Gabriel
Gabriel.
Não esqueci aquele menino.
Matriculado na escola no meio do ano.
Desconhecido para todos.
Igual a mim, parece que enviada por Deus, fui lecionar naquela escola.
Justamente na sala problemática, todos tinham uma dificuldade.
Mas Gabriel chamou-me a atenção.
Não se enturmava, retraído, não fazia nada.
Apanhava e sentava no chão, chorava.
Eu ia lá e o abraçava, levava-o para o seu lugar.
Sentava-se só, no fundo da sala.
Nada fazia, não copiava, não lia.
Chamei a mãe dele para uma conversa.
O bilhete a ela ele entregara (muitos não entregavam).
Ao que ela veio no dia seguinte.
Explicou que ele tinha dois irmãos diagnosticados com TDAH.
Mas nele não fora detectado problema aparente.
Ela ouviu-me e prometeu observá-lo mais.
Educada, agradeceu e lá se foi, tratando seu filho com carinho.
Gabriel não tinha hiperatividade, era desatento e parecia um pouco autista.
Eu não sendo especialista no assunto, também fui observando-o.
Chamava-o para sair comigo da sala e buscar algo na secretaria ou na biblioteca. Ele gostava muito de livros.
Trouxe-o para sentar-se na primeira carteira, perto de mim.
Buscar sozinho, folhas, livros, água para mim. Ele gostava, sorria.
Lavar o rosto quando estava cansado, ansioso, com calor.
Um dia, durante a aula, ele mostrou-me seu caderno de desenhos.
Incríveis!
Sabia desenhar muito bem!
Elogiava-o sempre e chamava sua atenção quando precisava, com muito cuidado, porque ele facilmente se magoava.
E Gabriel foi-se afeiçoando a mim e eu a ele.
Começou a escrever durante as aulas.
E um belo dia em que saíamos para o recreio, pedi a ele que lesse uma frase no mural do pátio. Ele leu! Sorrimos juntos e abraçamo-nos. Eu emocionada senti meus olhos ficarem úmidos.
Falei para ele ir brincar, porque senão ficaria atrás de mim.
Todos os dias em que eu chegava, era recebida por ele com um gostoso abraço! Ele ia entrando na sala dos professores sem ser convidado, contando as novidades e as suas histórias, eu não o repreendia.
Queria levar minhas coisas, minha bolsa, sempre abraçado a mim.
E progredia na sala.
As vezes ouvia críticas sobre "ele não se enturmar e brincar sempre sozinho". Falava com a pedagoga e ficava do jeito que estava mesmo, afinal ele não tinha laudo algum.
Gabriel lendo e escrevendo continuava e os dias foram passando.

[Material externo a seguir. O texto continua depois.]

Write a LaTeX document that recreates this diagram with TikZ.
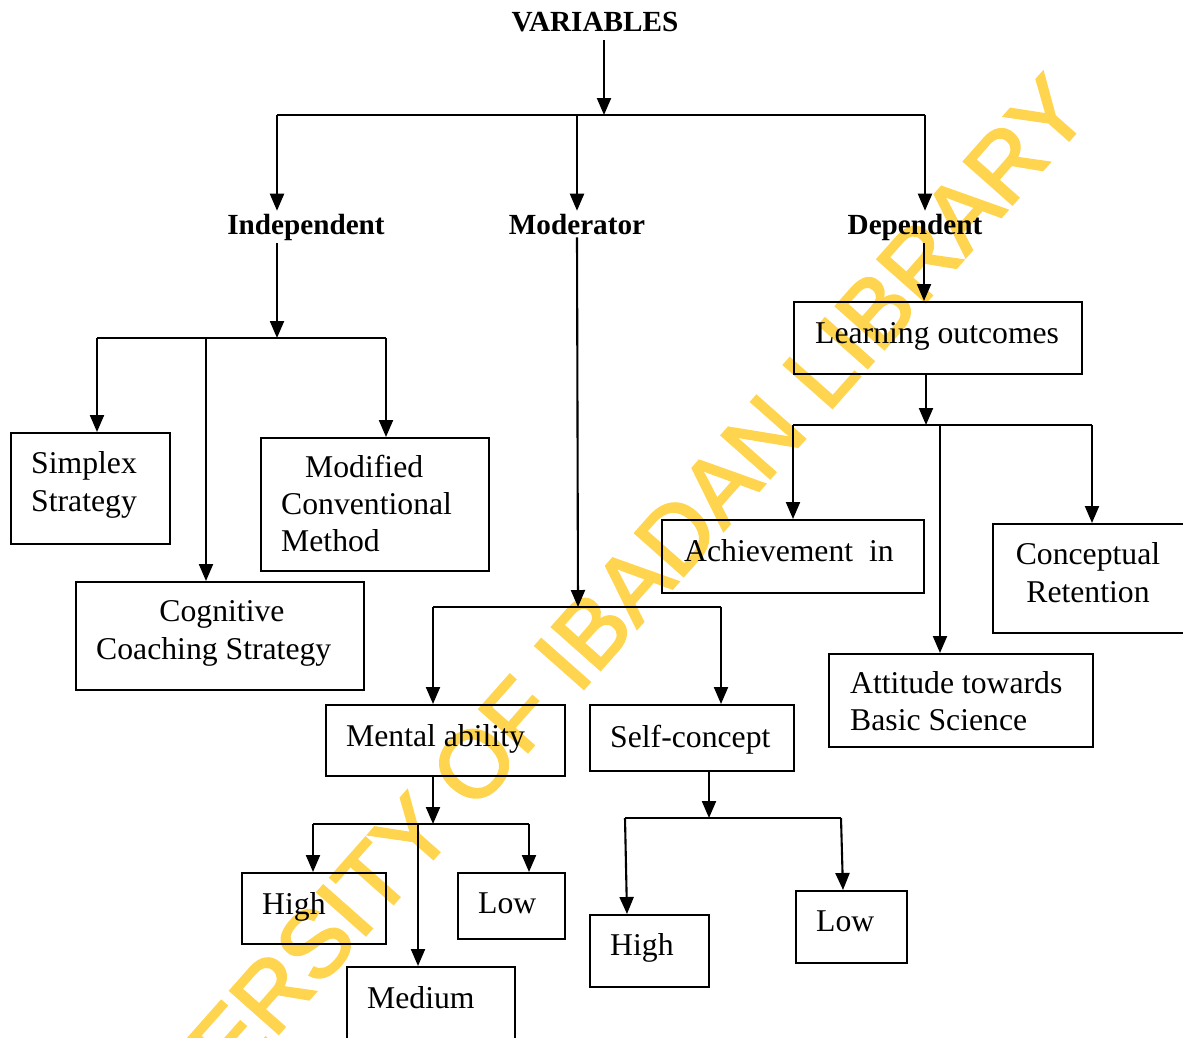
\documentclass[tikz,border=0pt]{standalone}
\usepackage{fontspec}
\setmainfont{Liberation Serif}
\newfontfamily\wmfont[FakeBold=2.5]{Liberation Sans}
\usetikzlibrary{arrows.meta}
\definecolor{wmyellow}{RGB}{255,213,79}
\begin{document}
\begin{tikzpicture}[x=1pt,y=-1pt,
  box/.style={draw, line width=2pt, inner sep=0pt, anchor=north west},
  lbl/.style={anchor=base west, inner sep=0pt, font=\fontsize{31.7}{38}\selectfont},
  clbl/.style={anchor=base, inner sep=0pt, font=\fontsize{31.7}{38}\selectfont},
  head/.style={anchor=base, inner sep=0pt, outer sep=3pt, font=\fontsize{29.2}{35}\selectfont\bfseries},
  conn/.style={line width=2.1pt},
  arr/.style={line width=2.1pt, -{Triangle[length=17pt,width=14pt]}},
]
\useasboundingbox (0,0) rectangle (1183,1037);
% watermark
\node[rotate=48.5, anchor=base, text=wmyellow, inner sep=0pt,
      font=\wmfont\fontsize{94}{94}\selectfont] (wm) at (588,684) {UNIVERSITY OF IBADAN LIBRARY};

% headings
\node[head] (var) at (595,31) {VARIABLES};
\node[head] (indep) at (306,234) {Independent};
\node[head] (mod) at (577,234) {Moderator};
\node[head] (dep) at (915,234) {Dependent};

% boxes
\node[box, minimum width=159pt, minimum height=111pt] (simplex) at (10,432) {};
\node[box, minimum width=228pt, minimum height=133pt] (modified) at (260,437) {};
\node[box, minimum width=288pt, minimum height=108pt] (cognitive) at (75,581) {};
\node[box, minimum width=239pt, minimum height=71pt] (mental) at (325,704) {};
\node[box, minimum width=204pt, minimum height=66pt] (self) at (589,704) {};
\node[box, minimum width=144pt, minimum height=71pt] (high1) at (241,872) {};
\node[box, minimum width=107pt, minimum height=66pt] (low1) at (457,872) {};
\node[box, minimum width=168pt, minimum height=90pt] (medium) at (346,966) {};
\node[box, minimum width=119pt, minimum height=72pt] (high2) at (589,914) {};
\node[box, minimum width=111pt, minimum height=72pt] (low2) at (795,890) {};
\node[box, minimum width=288pt, minimum height=72pt] (learning) at (793,301) {};
\node[box, minimum width=262pt, minimum height=73pt] (achieve) at (661,519) {};
\node[box, minimum width=210pt, minimum height=109pt] (concept) at (992,523) {};
\node[box, minimum width=264pt, minimum height=93pt] (attitude) at (828,653) {};

% box texts
\node[lbl] (t1) at (31,473) {Simplex};
\node[lbl] (t2) at (31,511) {Strategy};
\node[lbl] (t3) at (305,477) {Modified};
\node[lbl] (t4) at (281,514) {Conventional};
\node[lbl] (t5) at (281,551) {Method};
\node[clbl] (t6) at (222,621) {Cognitive};
\node[lbl] (t7) at (96,659) {Coaching Strategy};
\node[lbl] (t8) at (346,746) {Mental ability};
\node[lbl] (t9) at (610,747) {Self-concept};
\node[lbl] (t10) at (262,914) {High};
\node[lbl] (t11) at (478,913) {Low};
\node[lbl] (t12) at (367,1008) {Medium};
\node[lbl] (t13) at (610,955) {High};
\node[lbl] (t14) at (816,931) {Low};
\node[lbl] (t15) at (815,343) {Learning outcomes};
\node[lbl] (t16) at (684,561) {Achievement\ \ in};
\node[clbl] (t17) at (1088,564) {Conceptual};
\node[clbl] (t18) at (1088,602) {Retention};
\node[lbl] (t19) at (850,693) {Attitude towards};
\node[lbl] (t20) at (850,730) {Basic Science};

% junction coordinates
\coordinate (b0) at (604,115);
\coordinate (bL) at (277,115);
\coordinate (bM) at (577,115);
\coordinate (bR) at (925,115);
\coordinate (i0) at (277,338);
\coordinate (iL) at (97,338);
\coordinate (iM) at (206,338);
\coordinate (iR) at (386,338);
\coordinate (m0) at (578,607);
\coordinate (mL) at (433,607);
\coordinate (mR) at (721,607);
\coordinate (a0) at (433,824);
\coordinate (aL) at (313,824);
\coordinate (aM) at (418,824);
\coordinate (aR) at (529,824);
\coordinate (s0) at (709,818);
\coordinate (sL) at (625,818);
\coordinate (sR) at (841,818);
\coordinate (d1) at (924,301);
\coordinate (l0) at (926,425);
\coordinate (lL) at (793,425);
\coordinate (lM) at (940,425);
\coordinate (lR) at (1092,425);

% connectors
\draw[arr] ([yshift=-6pt]b0 |- var.south) -- (b0);
\draw[conn] (bL) -- (bR);
\draw[arr] (bL) -- (bL |- indep.north);
\draw[arr] (bM) -- (bM |- mod.north);
\draw[arr] (bR) -- (bR |- dep.north);

\draw[arr] (i0 |- indep.south) -- (i0);
\draw[conn] (iL) -- (iR);
\draw[arr] (iL) -- (iL |- simplex.north);
\draw[arr] (iM) -- (iM |- cognitive.north);
\draw[arr] (iR) -- (iR |- modified.north);

\draw[arr] (mod.south) -- (m0);
\draw[conn] (mL) -- (mR);
\draw[arr] (mL) -- (mL |- mental.north);
\draw[arr] (mR) -- (mR |- self.north);

\draw[arr] (a0 |- mental.south) -- (a0);
\draw[conn] (aL) -- (aR);
\draw[arr] (aL) -- (aL |- high1.north);
\draw[arr] (aR) -- (aR |- low1.north);
\draw[arr] (aM) -- (aM |- medium.north);

\draw[arr] (s0 |- self.south) -- (s0);
\draw[conn] (sL) -- (sR);
\draw[arr] (sL) -- ([xshift=2pt]sL |- high2.north);
\draw[arr] (sR) -- ([xshift=2pt]sR |- low2.north);

\draw[arr] (d1 |- dep.south) -- (d1 |- learning.north);
\draw[arr] (l0 |- learning.south) -- (l0);
\draw[conn] (lL) -- (lR);
\draw[arr] (lL) -- (lL |- achieve.north);
\draw[arr] (lM) -- (lM |- attitude.north);
\draw[arr] (lR) -- (lR |- concept.north);
\end{tikzpicture}
\end{document}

As vezes dava um acesso de raiva nele devido as provocações dos colegas (escola pública). Eu me aproximava, abraçava, conversava com ele e tudo se ajeitava.
Até que Gabriel, vencendo a timidez deu-me um beijo no rosto, ao que eu retribuí.
E foi assim até terminar o ano letivo.
Gabriel, com ninguém brincava.
Andava em volta da quadra, enquanto seus colegas, bola jogavam.
Brincava com bambolês e cordas, sempre sozinho.
Menino obediente!
Fiquei feliz com o progresso dele.
Chateava-me ao ver alguém (adulto) implicando com ele, mas me calava, (gente da escola). Colegas dele, eu não deixava.
Quanta felicidade ao ver os acertos nas provas e ditados dele.
Foi aprovado Gabriel, para o 5º ano.
Ainda poderei ver Gabriel, no horário da manhã.
Uma coisa não contei a ele, talvez não seja mais sua professora.
Já sinto saudades, o abraço gostoso, o sorriso, a troca de merenda.
Ele é feliz, do jeito dele, no mundo dele.
Aprendi com ele, nenhum método é melhor do que o amor e o carinho.